Parental termination proceedings involve matters of fundamental importance. State ex rel. Dep’t of Human Servs. v. Natural Mother, 96 N.M. 677, 634 P.2d 699 (Ct.App.1981). The father’s parental rights should not be terminated under the circumstances existing here. While I agree with the majority that abuse or neglect cases may be distinct from termination cases, where, however, substantially the same grounds are relied upon in both actions, the state has alleged that the father is of “limited intelligence” and an attorney has been appointed to represent the father in the first action, and the state has stipulated to an order agreeing to return the children contingent with the father’s compliance with a court-ordered parenting plan, but the state has failed to give notice to the attorney appointed to protect the father’s rights in the first action that it is simultaneously proceeding to terminate the father’s rights in a second suit, the result violates fundamental fairness. See Rogers v. State, 94 N.M. 218, 608 P.2d 530 (Ct.App.1980) (notice held insufficient to satisfy statutory requirements).

Procedural due process in termination proceedings necessitates that adequate notice be given to parents of the issues to be determined and a reasonable opportunity to prepare and be heard thereon. See In re Laurie R., 107 N.M. 529, 760 P.2d 1295 (Ct.App.1988); In re Doe, 99 N.M. 517, 660 P.2d 607 (Ct.App.1983); see e.g., In re Downs, 82 N.M. 319, 481 P.2d 107 (1971). A parent’s right to custody is constitutionally protected and should not be terminated except upon a showing that the proceedings substantially complied with statutory notice requirements and are commensurate with due process of law. See Stanley v. Illinois, 405 U.S. 645, 92 S.Ct. 1208, 31 L.Ed.2d 551 (1972); see also Sweetser v. Sweetser, 7 Kan.App.2d 463, 643 P.2d 1150 (1982) (order terminating father’s parental rights held invalid where the notice failed to adequately apprise him of the nature of the action to be taken and a right to be heard). In order to terminate parental rights the grounds relied upon must be proven by clear and convincing evidence. § 32-l-55(H). Notice and procedural requirements for terminating parental rights are no less important. See Fulton v. Cornelius, 107 N.M. 362, 758 P.2d 312 (Ct.App.1988) (actions in the nature of a forfeiture will be closely scrutinized and strictly construed).

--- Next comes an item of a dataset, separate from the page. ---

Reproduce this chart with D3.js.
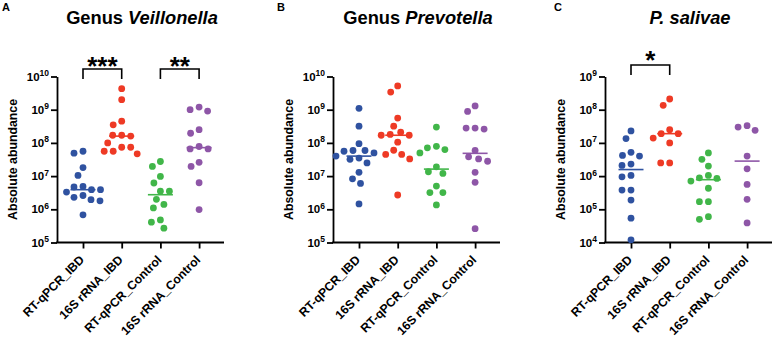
<!DOCTYPE html>
<html>
<head>
<meta charset="utf-8">
<script src="https://cdn.jsdelivr.net/npm/d3@7"></script>
<style>
  body { margin: 0; background: #fff; }
  svg { display: block; font-family: 'Liberation Sans', Arial, sans-serif; }
</style>
</head>
<body>
<svg id="chart" width="775" height="338"></svg>
<script>
const categories = ['RT-qPCR_IBD', '16S rRNA_IBD', 'RT-qPCR_Control', '16S rRNA_Control']
const groupColors = ['#2f52a0', '#ee3a25', '#41b649', '#8e56a7']

// Panel A - Genus Veillonella
const veillonellaRtIbd = [4.9e7, 5.6e7, 1.8e7, 1.05e7, 4.7e6, 4.9e6, 3.9e6, 3.9e6, 3.3e6, 2.6e6, 2.3e6, 1.8e6, 1.95e6, 6.8e5]
const veillonellaSeqIbd = [4.3e9, 2.0e9, 4.5e8, 3.5e8, 1.7e8, 1.6e8, 1.7e8, 1.0e8, 7.4e7, 7.4e7, 5.6e7, 5.6e7, 4.7e7]
const veillonellaRtCtl = [2.75e7, 1.95e7, 9.8e6, 6.2e6, 3.5e6, 3.5e6, 2.0e6, 1.4e6, 1.1e6, 4.8e5, 4.1e5, 2.7e5]
const veillonellaSeqCtl = [1.2e9, 1.0e9, 9.1e8, 2.5e8, 1.95e8, 7.8e7, 6.6e7, 6.6e7, 2.6e7, 1.95e7, 6.3e6, 9.8e5]

// Panel B - Genus Prevotella
const prevotellaRtIbd = [1.1e9, 3.2e8, 9.5e7, 5.0e7, 5.6e7, 5.9e7, 5.9e7, 3.5e7, 4.0e7, 3.2e7, 2.5e7, 1.3e7, 8.3e6, 6.0e6, 1.45e6]
const prevotellaSeqIbd = [5.2e9, 3.4e9, 5.6e8, 3.2e8, 2.1e8, 1.8e8, 1.7e8, 1.7e8, 1.05e8, 6.0e7, 4.5e7, 4.5e7, 3.3e7, 2.7e6]
const prevotellaRtCtl = [3.0e8, 6.3e7, 7.9e7, 7.1e7, 5.0e7, 1.9e7, 1.2e7, 1.35e7, 5.0e6, 3.2e6, 3.2e6, 1.35e6]
const prevotellaSeqCtl = [1.3e9, 8.9e8, 2.8e8, 2.8e8, 2.6e8, 5.9e7, 3.8e7, 2.8e7, 3.3e7, 1.3e7, 6.5e6, 2.6e5]

// Panel C - P. salivae
const salivaeRtIbd = [2.3e7, 1.35e7, 4.2e6, 5.2e6, 4.0e6, 2.3e6, 2.1e6, 1.05e6, 9.5e5, 3.8e5, 3.8e5, 1.9e5, 5.4e4, 1.2e4]
const salivaeSeqIbd = [2.1e8, 1.35e8, 2.5e7, 1.9e7, 1.9e7, 1.4e7, 1.0e7, 2.5e6, 2.5e6]
const salivaeRtCtl = [5.0e6, 3.2e6, 2.0e6, 8.9e5, 1.05e6, 8.5e5, 7.1e5, 4.3e5, 1.7e5, 1.7e5, 5.0e4, 6.0e4]
const salivaeSeqCtl = [3.3e7, 2.4e7, 3.0e7, 4.0e6, 1.66e6, 5.6e5, 2.0e5, 3.9e4]

// significance brackets: [from group, to group, label]
const veillonellaSig = [[0, 1, '***'], [2, 3, '**']]
const prevotellaSig = []
const salivaeSig = [[0, 1, '*']]

const panels = [
  { letter: 'A', title: [['Genus ', 'normal'], ['Veillonella', 'italic']], series: [veillonellaRtIbd, veillonellaSeqIbd, veillonellaRtCtl, veillonellaSeqCtl], yDomain: [1e5, 1e10], sig: veillonellaSig, axisX: 57, letterX: 2, barY: 69, starY: 75 },
  { letter: 'B', title: [['Genus ', 'normal'], ['Prevotella', 'italic']], series: [prevotellaRtIbd, prevotellaSeqIbd, prevotellaRtCtl, prevotellaSeqCtl], yDomain: [1e5, 1e10], sig: prevotellaSig, axisX: 333, letterX: 277, barY: 69, starY: 75 },
  { letter: 'C', title: [['P. salivae', 'italic']], series: [salivaeRtIbd, salivaeSeqIbd, salivaeRtCtl, salivaeSeqCtl], yDomain: [1e4, 1e9], sig: salivaeSig, axisX: 605, letterX: 554, barY: 65, starY: 69 }
]

const yTop = 76.5
const yBottom = 242.5
const axisLen = 167
const firstCat = 26
const catStep = 38.7
const dotR = 3.4

const svg = d3.select('#chart')

// simple beeswarm: place each dot at the smallest offset that does not collide
function swarm (values, y, cx, minDist) {
  const placed = []
  values.slice().sort((a, b) => b - a).forEach(v => {
    const py = y(v)
    let off = 0
    for (let k = 0; k < 400; k++) {
      const cand = k === 0 ? 0 : (k % 2 ? -1 : 1) * Math.ceil(k / 2) * 0.5
      if (placed.every(p => Math.hypot(p.x - cand, p.y - py) >= minDist)) { off = cand; break }
    }
    placed.push({ x: off, y: py })
  })
  return placed.map(p => ({ cx: cx + p.x, cy: p.y }))
}

panels.forEach(panel => {
  const g = svg.append('g')
  const x0 = panel.axisX

  const xScale = d3.scalePoint()
    .domain(categories)
    .range([x0 + firstCat, x0 + firstCat + catStep * (categories.length - 1)])

  const yScale = d3.scaleLog()
    .domain(panel.yDomain)
    .range([yBottom, yTop])

  const lo = Math.round(Math.log10(panel.yDomain[0]))
  const hi = Math.round(Math.log10(panel.yDomain[1]))

  // panel letter
  g.append('text')
    .attr('x', panel.letterX)
    .attr('y', 11)
    .attr('font-size', '11px')
    .attr('font-weight', 'bold')
    .text(panel.letter)

  // title
  const title = g.append('text')
    .attr('x', x0 + 85)
    .attr('y', 24)
    .attr('text-anchor', 'middle')
    .attr('font-size', '18.3px')
    .attr('font-weight', 'bold')
  panel.title.forEach(([t, st]) => title.append('tspan').attr('font-style', st).text(t))

  // y axis
  const yAxis = d3.axisLeft(yScale)
    .tickValues(d3.range(lo, hi + 1).map(e => Math.pow(10, e)))
    .tickSize(6)
    .tickSizeOuter(0)
    .tickPadding(2)

  const yG = g.append('g')
    .attr('transform', `translate(${x0}, 0)`)
    .call(yAxis)
  yG.select('.domain').attr('stroke-width', 1.8)
  yG.selectAll('.tick line').attr('stroke-width', 1.8)
  yG.selectAll('.tick text')
    .attr('font-size', '11.5px')
    .attr('font-weight', 'bold')
    .attr('fill', '#000')
    .each(function (d) {
      const t = d3.select(this).text('')
      t.append('tspan').text('10')
      t.append('tspan').attr('font-size', '8.5px').attr('dy', '-0.55em').text(Math.round(Math.log10(d)))
    })

  // y label
  g.append('text')
    .attr('transform', `translate(${x0 - 40}, ${(yTop + yBottom) / 2}) rotate(-90)`)
    .attr('text-anchor', 'middle')
    .attr('font-size', '12.3px')
    .attr('font-weight', 'bold')
    .text('Absolute abundance')

  // x axis
  g.append('line')
    .attr('x1', x0 - 0.9)
    .attr('x2', x0 + axisLen)
    .attr('y1', yBottom)
    .attr('y2', yBottom)
    .attr('stroke', '#000')
    .attr('stroke-width', 1.8)

  const xAxis = d3.axisBottom(xScale)
    .tickSize(6)
    .tickSizeOuter(0)

  const xG = g.append('g')
    .attr('transform', `translate(0, ${yBottom})`)
    .call(xAxis)
  xG.select('.domain').remove()
  xG.selectAll('.tick line').attr('stroke-width', 1.8)
  xG.selectAll('.tick text')
    .attr('x', 0)
    .attr('y', 0)
    .attr('dy', 0)
    .attr('font-size', '12.2px')
    .attr('font-weight', 'bold')
    .attr('fill', '#000')
    .style('text-anchor', 'end')
    .attr('transform', 'translate(1.5, 18) rotate(-45)')

  // dots and medians
  panel.series.forEach((vals, i) => {
    const cx = xScale(categories[i])
    const pts = swarm(vals, yScale, cx, 9)
    g.append('g')
      .selectAll('circle')
      .data(pts)
      .enter().append('circle')
      .attr('cx', d => d.cx)
      .attr('cy', d => d.cy)
      .attr('r', dotR)
      .attr('fill', groupColors[i])

    const med = d3.median(vals)
    g.append('line')
      .attr('x1', cx - 12.5)
      .attr('x2', cx + 12.5)
      .attr('y1', yScale(med))
      .attr('y2', yScale(med))
      .attr('stroke', groupColors[i])
      .attr('stroke-width', 1.6)
  })

  // significance brackets
  panel.sig.forEach(([a, b, label]) => {
    const xa = xScale(categories[a])
    const xb = xScale(categories[b])
    g.append('path')
      .attr('d', `M${xa},${panel.barY + 10}V${panel.barY}H${xb}V${panel.barY + 10}`)
      .attr('fill', 'none')
      .attr('stroke', '#000')
      .attr('stroke-width', 1.6)
    g.append('text')
      .attr('x', (xa + xb) / 2)
      .attr('y', panel.starY)
      .attr('text-anchor', 'middle')
      .attr('font-size', '26px')
      .attr('font-weight', 'bold')
      .text(label)
  })
})
</script>
</body>
</html>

I disagree that the father’s attorney was not entitled to notice of the proceedings in Case No. 2 under the circumstances herein. Nor am I able to agree that Frost after his accidental discovery of the existence of the second action, and requesting a continuance in order to protect the father’s interests, has waived any objection to the substantive defects contained in the summons and the other numerous errors herein. Denial of the request for continuance under the circumstances herein, considering the state’s challenge to Frost’s right to appear in Case No. 2, and when viewed in light of lack of notice and the multitude of serious errors existing here, amounted to a denial of due process and was contrary to fundamental fairness. See In re Downs. I would reverse both the order terminating *237his parental rights and the order dismissing Case No. 1.